The fluorescent lights of the superstore can feel like a battleground for your wallet. On one side, you have the familiar national brands, their logos a comforting promise of consistency. On the other, the stark, simple packaging of store brands like Walmart’s Great Value and Target’s up & up or Good & Gather, whispering of significant savings. For the frugal American household, the choice seems obvious: go generic. But is it always the right one?
The truth is, not all generic products are created equal. While many are fantastic bargains, manufactured in the same facilities as their pricier counterparts, others can be a disappointment in taste, quality, or performance. Navigating this landscape requires more than just grabbing the cheapest box. It requires a strategy.
This guide is that strategy. We’re not here to shame you for your brand loyalty or celebrate blind frugality. We are here to give you the tools to make informed, evidence-based decisions in the aisles of Walmart and Target. We will demystify food labels, break down pricing tricks, and explore which categories of generic brands typically offer the best value for your dollar and which might be worth skipping. Our goal is to turn your weekly grocery run from a stressful guessing game into a simple, repeatable habit that saves you money without sacrificing nutrition or safety.
We’ll answer the big questions: Is Walmart’s Great Value brand any good? What are the best up & up products at Target? And most importantly, how can you become the expert on what’s best for your family and your budget?
How to Read Prices and Packages
Before we can judge a product, we have to understand what the store is telling us. The most powerful information isn’t on the front of the package; it’s on the small print of the price tag and the ingredient list. Mastering these two things is the foundation of smart shopping.
The first and most important tool is the unit price. This is the cost of a product broken down into a standard unit of measurement, like cents per ounce, dollars per pound, or cost per sheet. You’ll find it in smaller print on the shelf tag, right next to the big, bold retail price. Why does it matter? Because package sizes are designed to be deceiving. A 16-ounce box of cereal for $4.50 seems cheaper than a 20-ounce box for $5.00. But the unit price tells the real story. The smaller box is 28.1 cents per ounce, while the larger box is only 25 cents per ounce. The bigger box is the better deal, and the unit price makes that instantly clear. Always compare the unit price between different sizes of the same brand and between the generic brand and the national brand.

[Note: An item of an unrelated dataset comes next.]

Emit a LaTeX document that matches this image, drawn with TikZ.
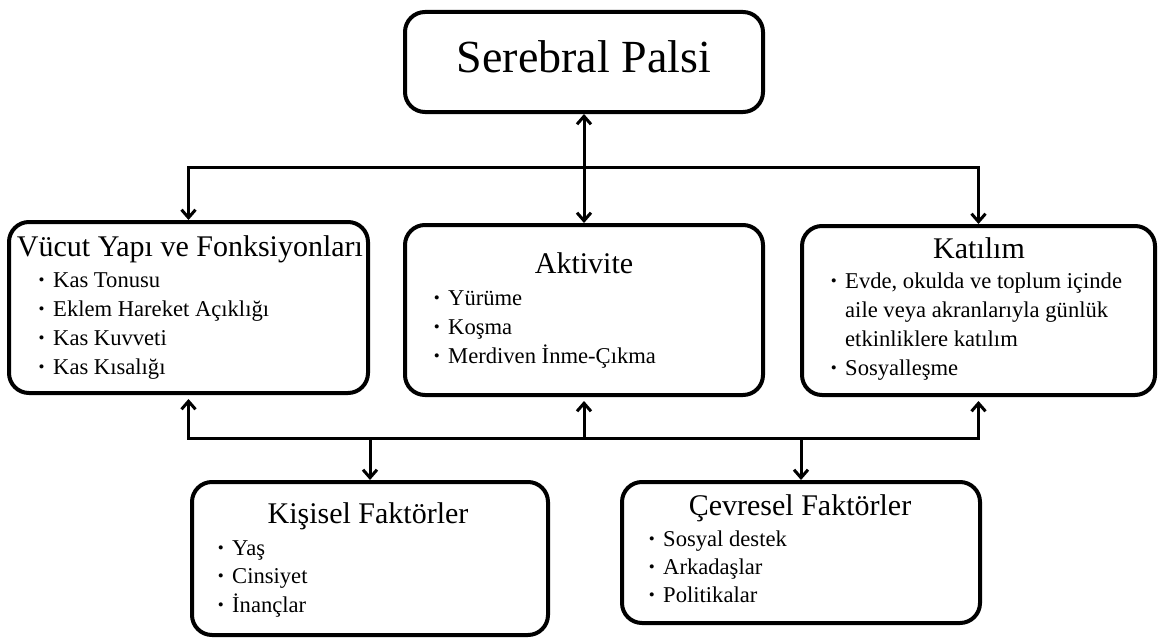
\documentclass[tikz,border=0pt]{standalone}
\usepackage{fontspec}
\setmainfont{Liberation Serif}
\usetikzlibrary{arrows.meta}
\newcommand{\bul}{\llap{\raisebox{1.5pt}{\fontsize{17}{17}\selectfont\textbullet}\hspace{8.5pt}}}
\begin{document}
\begin{tikzpicture}[x=1pt,y=-1pt,
  box/.style={draw, line width=4pt, rounded corners=20pt, inner sep=0pt},
  ttl/.style={font=\fontsize{46}{50}\selectfont, anchor=base, inner sep=0pt},
  hd/.style={font=\fontsize{30}{34}\selectfont, anchor=base, inner sep=0pt},
  itm/.style={font=\fontsize{22.6}{29}\selectfont, anchor=base west, inner sep=0pt},
  con/.style={line width=3pt},
  arr/.style={con, -{Straight Barb[length=8pt,width=14pt]}},
  darr/.style={con, {Straight Barb[length=8pt,width=14pt]}-{Straight Barb[length=8pt,width=14pt]}}]
\useasboundingbox (0,0) rectangle (1158,642);

% boxes
\node[box, minimum width=358pt, minimum height=100pt] (sp) at (584,62) {};
\node[box, minimum width=359pt, minimum height=171pt] (vy) at (188.5,307.5) {};
\node[box, minimum width=358pt, minimum height=170pt] (akt) at (584,310) {};
\node[box, minimum width=353pt, minimum height=169pt] (kat) at (978.5,310.5) {};
\node[box, minimum width=356pt, minimum height=153pt] (kis) at (370,558.5) {};
\node[box, minimum width=358pt, minimum height=141pt] (cev) at (801,552.5) {};

% texts
\node[ttl] (spt) at (584,72) {Serebral Palsi};

\node[hd] (vyt) at (190,256) {Vücut Yapı ve Fonksiyonları};
\node[itm] (vy1) at (53,287) {\bul Kas Tonusu};
\node[itm] (vy2) at (53,316) {\bul Eklem Hareket Açıklığı};
\node[itm] (vy3) at (53,345) {\bul Kas Kuvveti};
\node[itm] (vy4) at (53,374) {\bul Kas Kısalığı};

\node[hd] (aktt) at (584,273) {Aktivite};
\node[itm] (akt1) at (448,305) {\bul Yürüme};
\node[itm] (akt2) at (448,334) {\bul Koşma};
\node[itm] (akt3) at (448,363) {\bul Merdiven İnme-Çıkma};

\node[hd] (katt) at (979,258) {Katılım};
\node[itm] (kat1) at (845,288) {\bul Evde, okulda ve toplum içinde};
\node[itm] (kat2) at (845,317) {aile veya akranlarıyla günlük};
\node[itm] (kat3) at (845,346) {etkinliklere katılım};
\node[itm] (kat4) at (845,375) {\bul Sosyalleşme};

\node[hd] (kist) at (368,523) {Kişisel Faktörler};
\node[itm] (kis1) at (232,555) {\bul Yaş};
\node[itm] (kis2) at (232,583) {\bul Cinsiyet};
\node[itm] (kis3) at (232,612) {\bul İnançlar};

\node[hd] (cevt) at (800,515) {Çevresel Faktörler};
\node[itm] (cev1) at (663,546) {\bul Sosyal destek};
\node[itm] (cev2) at (663,574) {\bul Arkadaşlar};
\node[itm] (cev3) at (663,602) {\bul Politikalar};

% connectors
\coordinate (tl) at (188.5,167);
\coordinate (tr) at (978.5,167);
\coordinate (bl) at (188.5,438);
\coordinate (br) at (978.5,438);

\draw[arr] (tr) -- (tl) -- (vy.north);
\draw[arr] (tl) -- (tr) -- (kat.north);
\draw[darr] (sp.south) -- (akt.north);

\draw[arr, shorten >=4pt] (br) -- (bl) -- (vy.south);
\draw[arr, shorten >=4pt] (bl) -- (br) -- (kat.south);
\draw[arr, shorten >=4pt] (akt.south |- bl) -- (akt.south);
\draw[arr] (kis.north |- bl) -- (kis.north);
\draw[arr] (cev.north |- bl) -- (cev.north);
\end{tikzpicture}
\end{document}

This leads directly to the concept of shrinkflation, a subtle but common way companies raise prices without changing the number on the tag. Shrinkflation is when the manufacturer reduces the amount of product in a package while keeping the price the same. Your bag of chips feels a little lighter, your block of cheese is a bit thinner, and your roll of paper towels has fewer sheets. A perfect example is ice cream. For years, the standard carton was a half-gallon (64 ounces). Today, most cartons are 1.5 quarts (48 ounces), a 25% reduction, but the price has often stayed the same or even increased. If you paid $5.99 for 64 ounces last year, your unit price was about 9.4 cents per ounce. If you pay that same $5.99 for the new 48-ounce carton, your unit price is now 12.5 cents per ounce. That’s a significant price hike hidden in plain sight.
Finally, let’s define our terms. A national brand is a product sold by a major manufacturer across the country, like Kraft, Kellogg’s, or Procter & Gamble. A private label or store brand is a product manufactured for and sold exclusively by a specific retailer. Great Value is Walmart’s private label; Good & Gather (for food) and up & up (for home and personal care) are two of Target’s major private labels. Many private label products are made by the same companies that produce national brands, a practice known as co-packing. This is why sometimes the store brand tastes identical to the name brand—it might just be in a different box.